REQUIRED TASK |
Restate the listing below word for word, omitting any images.

-- -- --

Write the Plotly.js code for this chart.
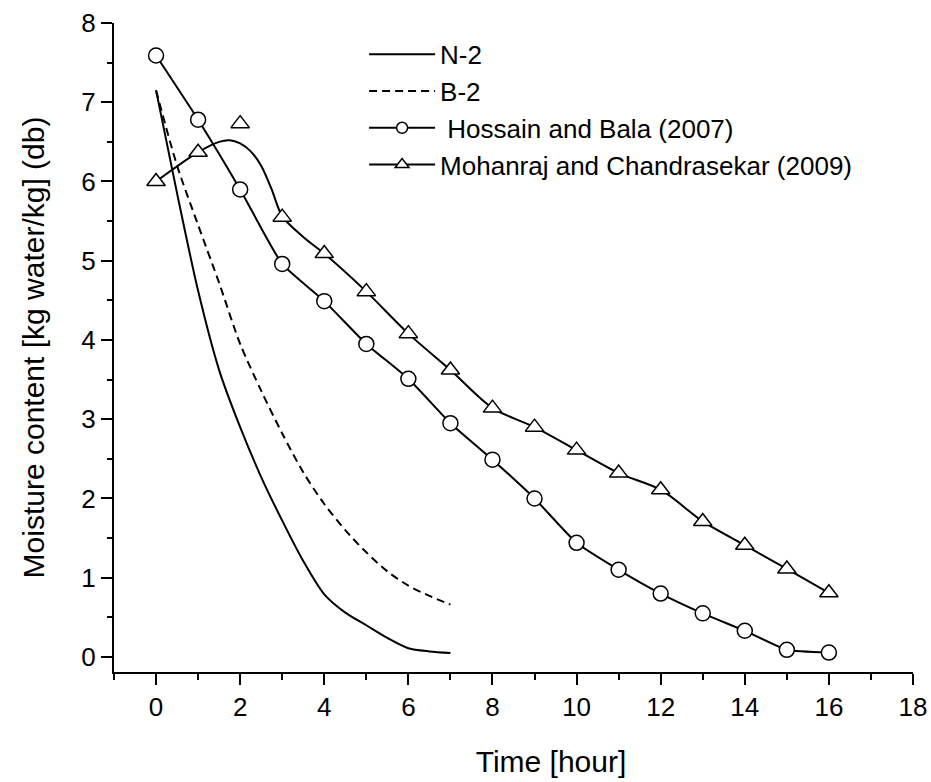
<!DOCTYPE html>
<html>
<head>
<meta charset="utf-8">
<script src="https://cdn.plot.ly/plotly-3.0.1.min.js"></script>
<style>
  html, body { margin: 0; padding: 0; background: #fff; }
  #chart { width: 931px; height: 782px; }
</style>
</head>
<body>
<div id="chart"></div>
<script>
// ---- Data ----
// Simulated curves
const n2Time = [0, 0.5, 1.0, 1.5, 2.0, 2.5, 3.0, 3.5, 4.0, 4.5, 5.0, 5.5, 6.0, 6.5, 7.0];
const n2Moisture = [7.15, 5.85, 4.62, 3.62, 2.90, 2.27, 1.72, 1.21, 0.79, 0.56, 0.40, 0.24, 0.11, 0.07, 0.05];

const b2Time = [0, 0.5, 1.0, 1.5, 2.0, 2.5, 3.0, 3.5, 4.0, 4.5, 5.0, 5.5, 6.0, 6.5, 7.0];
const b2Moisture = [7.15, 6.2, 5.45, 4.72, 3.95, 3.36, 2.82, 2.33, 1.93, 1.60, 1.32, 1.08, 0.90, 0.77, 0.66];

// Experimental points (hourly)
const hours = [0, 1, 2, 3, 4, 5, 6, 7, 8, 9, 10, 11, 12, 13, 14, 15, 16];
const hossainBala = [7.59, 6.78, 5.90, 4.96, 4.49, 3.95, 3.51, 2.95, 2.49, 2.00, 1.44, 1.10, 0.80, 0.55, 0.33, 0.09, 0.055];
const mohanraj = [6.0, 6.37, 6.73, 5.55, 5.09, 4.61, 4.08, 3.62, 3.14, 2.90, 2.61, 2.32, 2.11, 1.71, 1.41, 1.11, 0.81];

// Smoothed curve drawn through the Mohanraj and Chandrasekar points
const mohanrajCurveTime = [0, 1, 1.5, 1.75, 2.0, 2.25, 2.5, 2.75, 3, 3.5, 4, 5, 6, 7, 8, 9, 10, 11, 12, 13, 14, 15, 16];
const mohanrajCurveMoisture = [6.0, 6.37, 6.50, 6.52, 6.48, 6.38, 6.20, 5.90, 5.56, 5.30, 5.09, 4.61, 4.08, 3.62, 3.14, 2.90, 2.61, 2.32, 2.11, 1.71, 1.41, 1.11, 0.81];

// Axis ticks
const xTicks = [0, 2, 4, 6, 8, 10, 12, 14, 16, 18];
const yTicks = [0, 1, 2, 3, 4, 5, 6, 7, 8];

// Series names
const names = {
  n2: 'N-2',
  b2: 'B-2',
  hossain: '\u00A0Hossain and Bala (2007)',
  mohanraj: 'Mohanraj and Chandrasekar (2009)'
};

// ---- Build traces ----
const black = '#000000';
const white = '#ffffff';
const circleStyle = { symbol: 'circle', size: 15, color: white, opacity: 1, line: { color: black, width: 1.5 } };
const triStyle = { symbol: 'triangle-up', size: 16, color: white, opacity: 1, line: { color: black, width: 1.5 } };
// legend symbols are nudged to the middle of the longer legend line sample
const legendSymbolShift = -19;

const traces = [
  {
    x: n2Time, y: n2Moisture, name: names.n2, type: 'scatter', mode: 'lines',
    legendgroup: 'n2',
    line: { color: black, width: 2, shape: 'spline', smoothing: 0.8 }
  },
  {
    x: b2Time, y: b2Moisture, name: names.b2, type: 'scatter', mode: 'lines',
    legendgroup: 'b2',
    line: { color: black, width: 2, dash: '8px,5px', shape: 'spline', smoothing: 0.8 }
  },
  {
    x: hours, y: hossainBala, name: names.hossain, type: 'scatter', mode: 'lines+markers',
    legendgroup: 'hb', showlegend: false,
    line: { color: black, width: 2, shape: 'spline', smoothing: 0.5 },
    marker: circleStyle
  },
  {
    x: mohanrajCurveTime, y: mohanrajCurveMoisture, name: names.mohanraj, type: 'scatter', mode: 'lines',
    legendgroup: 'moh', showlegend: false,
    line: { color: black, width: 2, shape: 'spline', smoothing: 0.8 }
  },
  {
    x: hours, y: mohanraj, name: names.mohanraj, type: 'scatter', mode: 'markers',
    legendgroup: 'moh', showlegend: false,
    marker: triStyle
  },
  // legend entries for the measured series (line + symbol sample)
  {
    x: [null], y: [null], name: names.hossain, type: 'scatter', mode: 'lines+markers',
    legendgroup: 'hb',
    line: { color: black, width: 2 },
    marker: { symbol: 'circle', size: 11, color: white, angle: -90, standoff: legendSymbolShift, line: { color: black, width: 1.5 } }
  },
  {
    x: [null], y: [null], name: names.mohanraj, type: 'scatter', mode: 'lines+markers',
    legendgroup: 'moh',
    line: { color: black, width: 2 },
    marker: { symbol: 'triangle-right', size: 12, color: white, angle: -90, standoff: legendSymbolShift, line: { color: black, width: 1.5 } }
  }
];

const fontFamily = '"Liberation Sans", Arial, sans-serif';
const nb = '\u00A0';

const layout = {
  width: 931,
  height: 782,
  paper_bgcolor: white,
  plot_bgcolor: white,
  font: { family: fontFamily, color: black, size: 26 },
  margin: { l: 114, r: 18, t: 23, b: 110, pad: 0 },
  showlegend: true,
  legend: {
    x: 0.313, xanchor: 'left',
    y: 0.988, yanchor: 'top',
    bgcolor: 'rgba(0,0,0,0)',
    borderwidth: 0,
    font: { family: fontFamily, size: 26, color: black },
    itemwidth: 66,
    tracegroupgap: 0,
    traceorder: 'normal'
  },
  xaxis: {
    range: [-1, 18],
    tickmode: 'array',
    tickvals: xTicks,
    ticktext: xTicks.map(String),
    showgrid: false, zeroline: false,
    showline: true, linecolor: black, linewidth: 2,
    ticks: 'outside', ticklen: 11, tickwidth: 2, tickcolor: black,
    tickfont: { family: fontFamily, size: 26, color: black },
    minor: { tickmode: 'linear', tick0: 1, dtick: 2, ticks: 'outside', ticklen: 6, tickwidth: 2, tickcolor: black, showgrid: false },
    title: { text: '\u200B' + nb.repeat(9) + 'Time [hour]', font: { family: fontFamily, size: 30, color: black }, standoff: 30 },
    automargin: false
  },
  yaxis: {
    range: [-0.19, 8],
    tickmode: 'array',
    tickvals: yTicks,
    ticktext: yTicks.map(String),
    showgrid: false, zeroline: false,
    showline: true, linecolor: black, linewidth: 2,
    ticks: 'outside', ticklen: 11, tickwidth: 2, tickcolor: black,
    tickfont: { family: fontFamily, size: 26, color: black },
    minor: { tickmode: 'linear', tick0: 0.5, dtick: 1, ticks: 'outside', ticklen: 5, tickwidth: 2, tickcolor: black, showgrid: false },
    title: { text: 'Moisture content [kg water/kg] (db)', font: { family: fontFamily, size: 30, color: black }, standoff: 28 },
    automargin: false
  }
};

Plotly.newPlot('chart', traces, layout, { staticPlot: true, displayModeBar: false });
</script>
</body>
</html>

-- -- --

REPLY |
Write the Plotly.js code for this chart.
<!DOCTYPE html>
<html>
<head>
<meta charset="utf-8">
<script src="https://cdn.plot.ly/plotly-3.0.1.min.js"></script>
<style>
  html, body { margin: 0; padding: 0; background: #fff; }
  #chart { width: 931px; height: 782px; }
</style>
</head>
<body>
<div id="chart"></div>
<script>
// ---- Data ----
// Simulated curves
const n2Time = [0, 0.5, 1.0, 1.5, 2.0, 2.5, 3.0, 3.5, 4.0, 4.5, 5.0, 5.5, 6.0, 6.5, 7.0];
const n2Moisture = [7.15, 5.85, 4.62, 3.62, 2.90, 2.27, 1.72, 1.21, 0.79, 0.56, 0.40, 0.24, 0.11, 0.07, 0.05];

const b2Time = [0, 0.5, 1.0, 1.5, 2.0, 2.5, 3.0, 3.5, 4.0, 4.5, 5.0, 5.5, 6.0, 6.5, 7.0];
const b2Moisture = [7.15, 6.2, 5.45, 4.72, 3.95, 3.36, 2.82, 2.33, 1.93, 1.60, 1.32, 1.08, 0.90, 0.77, 0.66];

// Experimental points (hourly)
const hours = [0, 1, 2, 3, 4, 5, 6, 7, 8, 9, 10, 11, 12, 13, 14, 15, 16];
const hossainBala = [7.59, 6.78, 5.90, 4.96, 4.49, 3.95, 3.51, 2.95, 2.49, 2.00, 1.44, 1.10, 0.80, 0.55, 0.33, 0.09, 0.055];
const mohanraj = [6.0, 6.37, 6.73, 5.55, 5.09, 4.61, 4.08, 3.62, 3.14, 2.90, 2.61, 2.32, 2.11, 1.71, 1.41, 1.11, 0.81];

// Smoothed curve drawn through the Mohanraj and Chandrasekar points
const mohanrajCurveTime = [0, 1, 1.5, 1.75, 2.0, 2.25, 2.5, 2.75, 3, 3.5, 4, 5, 6, 7, 8, 9, 10, 11, 12, 13, 14, 15, 16];
const mohanrajCurveMoisture = [6.0, 6.37, 6.50, 6.52, 6.48, 6.38, 6.20, 5.90, 5.56, 5.30, 5.09, 4.61, 4.08, 3.62, 3.14, 2.90, 2.61, 2.32, 2.11, 1.71, 1.41, 1.11, 0.81];

// Axis ticks
const xTicks = [0, 2, 4, 6, 8, 10, 12, 14, 16, 18];
const yTicks = [0, 1, 2, 3, 4, 5, 6, 7, 8];

// Series names
const names = {
  n2: 'N-2',
  b2: 'B-2',
  hossain: '\u00A0Hossain and Bala (2007)',
  mohanraj: 'Mohanraj and Chandrasekar (2009)'
};

// ---- Build traces ----
const black = '#000000';
const white = '#ffffff';
const circleStyle = { symbol: 'circle', size: 15, color: white, opacity: 1, line: { color: black, width: 1.5 } };
const triStyle = { symbol: 'triangle-up', size: 16, color: white, opacity: 1, line: { color: black, width: 1.5 } };
// legend symbols are nudged to the middle of the longer legend line sample
const legendSymbolShift = -19;

const traces = [
  {
    x: n2Time, y: n2Moisture, name: names.n2, type: 'scatter', mode: 'lines',
    legendgroup: 'n2',
    line: { color: black, width: 2, shape: 'spline', smoothing: 0.8 }
  },
  {
    x: b2Time, y: b2Moisture, name: names.b2, type: 'scatter', mode: 'lines',
    legendgroup: 'b2',
    line: { color: black, width: 2, dash: '8px,5px', shape: 'spline', smoothing: 0.8 }
  },
  {
    x: hours, y: hossainBala, name: names.hossain, type: 'scatter', mode: 'lines+markers',
    legendgroup: 'hb', showlegend: false,
    line: { color: black, width: 2, shape: 'spline', smoothing: 0.5 },
    marker: circleStyle
  },
  {
    x: mohanrajCurveTime, y: mohanrajCurveMoisture, name: names.mohanraj, type: 'scatter', mode: 'lines',
    legendgroup: 'moh', showlegend: false,
    line: { color: black, width: 2, shape: 'spline', smoothing: 0.8 }
  },
  {
    x: hours, y: mohanraj, name: names.mohanraj, type: 'scatter', mode: 'markers',
    legendgroup: 'moh', showlegend: false,
    marker: triStyle
  },
  // legend entries for the measured series (line + symbol sample)
  {
    x: [null], y: [null], name: names.hossain, type: 'scatter', mode: 'lines+markers',
    legendgroup: 'hb',
    line: { color: black, width: 2 },
    marker: { symbol: 'circle', size: 11, color: white, angle: -90, standoff: legendSymbolShift, line: { color: black, width: 1.5 } }
  },
  {
    x: [null], y: [null], name: names.mohanraj, type: 'scatter', mode: 'lines+markers',
    legendgroup: 'moh',
    line: { color: black, width: 2 },
    marker: { symbol: 'triangle-right', size: 12, color: white, angle: -90, standoff: legendSymbolShift, line: { color: black, width: 1.5 } }
  }
];

const fontFamily = '"Liberation Sans", Arial, sans-serif';
const nb = '\u00A0';

const layout = {
  width: 931,
  height: 782,
  paper_bgcolor: white,
  plot_bgcolor: white,
  font: { family: fontFamily, color: black, size: 26 },
  margin: { l: 114, r: 18, t: 23, b: 110, pad: 0 },
  showlegend: true,
  legend: {
    x: 0.313, xanchor: 'left',
    y: 0.988, yanchor: 'top',
    bgcolor: 'rgba(0,0,0,0)',
    borderwidth: 0,
    font: { family: fontFamily, size: 26, color: black },
    itemwidth: 66,
    tracegroupgap: 0,
    traceorder: 'normal'
  },
  xaxis: {
    range: [-1, 18],
    tickmode: 'array',
    tickvals: xTicks,
    ticktext: xTicks.map(String),
    showgrid: false, zeroline: false,
    showline: true, linecolor: black, linewidth: 2,
    ticks: 'outside', ticklen: 11, tickwidth: 2, tickcolor: black,
    tickfont: { family: fontFamily, size: 26, color: black },
    minor: { tickmode: 'linear', tick0: 1, dtick: 2, ticks: 'outside', ticklen: 6, tickwidth: 2, tickcolor: black, showgrid: false },
    title: { text: '\u200B' + nb.repeat(9) + 'Time [hour]', font: { family: fontFamily, size: 30, color: black }, standoff: 30 },
    automargin: false
  },
  yaxis: {
    range: [-0.19, 8],
    tickmode: 'array',
    tickvals: yTicks,
    ticktext: yTicks.map(String),
    showgrid: false, zeroline: false,
    showline: true, linecolor: black, linewidth: 2,
    ticks: 'outside', ticklen: 11, tickwidth: 2, tickcolor: black,
    tickfont: { family: fontFamily, size: 26, color: black },
    minor: { tickmode: 'linear', tick0: 0.5, dtick: 1, ticks: 'outside', ticklen: 5, tickwidth: 2, tickcolor: black, showgrid: false },
    title: { text: 'Moisture content [kg water/kg] (db)', font: { family: fontFamily, size: 30, color: black }, standoff: 28 },
    automargin: false
  }
};

Plotly.newPlot('chart', traces, layout, { staticPlot: true, displayModeBar: false });
</script>
</body>
</html>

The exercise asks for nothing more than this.